Genetic structure and isolation by altitude in rice landraces of Yunnan, China revealed by nucleotide and microsatellite marker polymorphisms

• Published in: PloS one Vol. 12; no. 4; p. e0175731
• Main Authors: Cui, Di, Tang, Cuifeng, Li, Jinmei, A, Xinxiang, Yu, Tengqiong, Ma, Xiaoding, Zhang, Enlai, Wang, Yanjie, Cao, Guilan, Xu, Furong, Dai, Luyuan, Han, Longzhi, Koh, Hee-Jong
• Format: Journal Article
• Language: English
• Published: United States Public Library of Science 19.04.2017; Public Library of Science (PLoS)
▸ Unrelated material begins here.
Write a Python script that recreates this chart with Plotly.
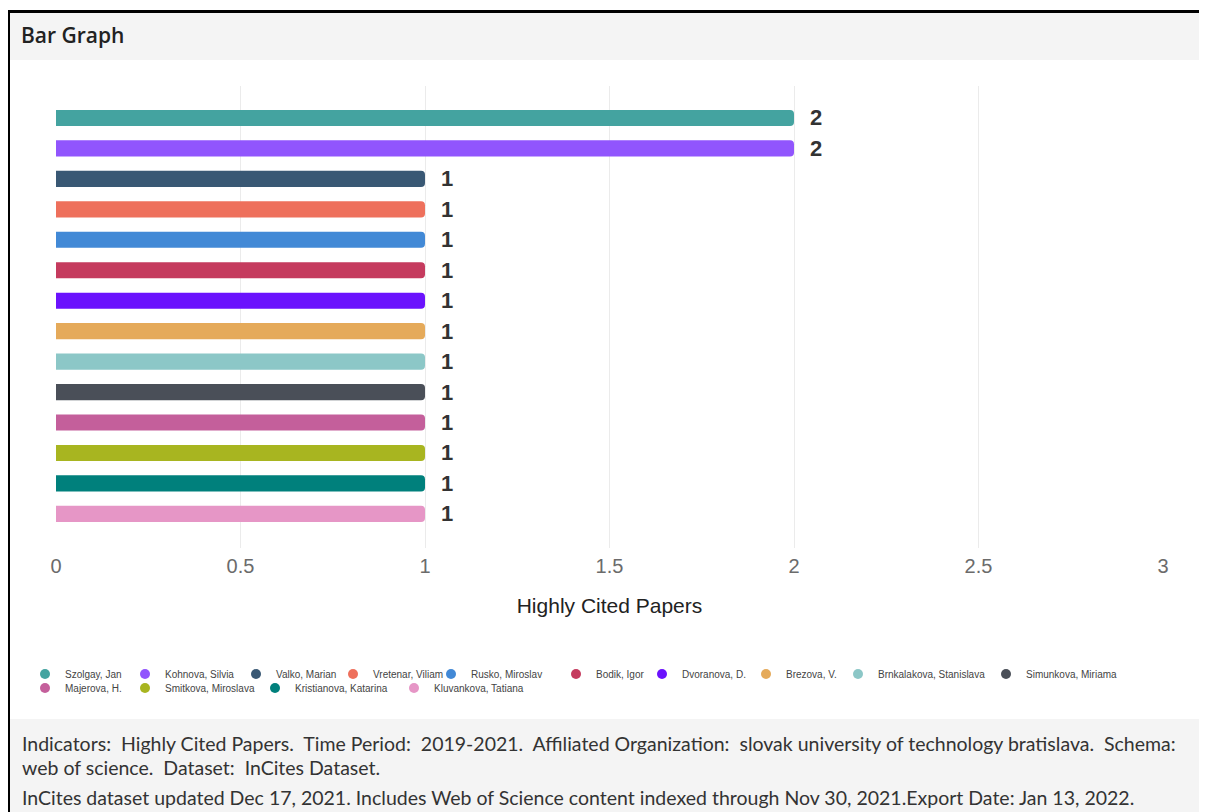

• Subjects: Adaptation, Physiological - genetics; Agriculture; Altitude; Altitudes; Biodiversity; Biology and Life Sciences; China; Crop science; Deoxyribonucleic acid; DNA; DNA, Plant - genetics; Domestication; Flowers & plants; Gene Flow; Genetic diversity; Genetic markers; Genetic structure; Genotype & phenotype; Germplasm; Haplotypes; Laboratories; Life sciences; Microsatellite Repeats; Microsatellites; Mitochondrial DNA; Multiculturalism & pluralism; Oryza - classification; Oryza - genetics; Phylogeny; Plant sciences; Polymorphism; Polymorphism, Genetic; Population; Principal Component Analysis; Research and Analysis Methods; Rice; Sea level; Beijing China; China; Yunnan China
• ISSN: 1932-6203; 1932-6203
• DOI: 10.1371/journal.pone.0175731

Rice landraces, a genetic reservoir for varietal improvement, are developed by farmers through artificial selection during the long-term domestication process. To efficiently conserve, manage, and use such germplasm resources, an understanding of the genetic structure and differentiation of local rice landraces is required. In this study, we analyzed 188 accessions of rice landraces collected from localities across an altitudinal gradient from 425 to 2, 274 m above sea level in Yunnan Province, China using ten target genes and 48 SSR markers. We detected clear differentiation of the rice landraces into indica and japonica groups and further separation of the accessions in each group into two subgroups according to altitude, including a lower altitude subgroup and higher altitude subgroup. The AMOVA results showed significant genetic differentiation among altitude zones at SSRs and most genes, except Os1977 and STS22. We further determined that differentiation among landrace populations followed a model of isolation by altitude, in which gene flow was higher among populations at similar altitude levels than across different altitude levels. Our findings demonstrated that both adaptation to altitude and altitude-dependent gene flow played key roles in the genetic differentiation of rice landraces in Yunnan, China.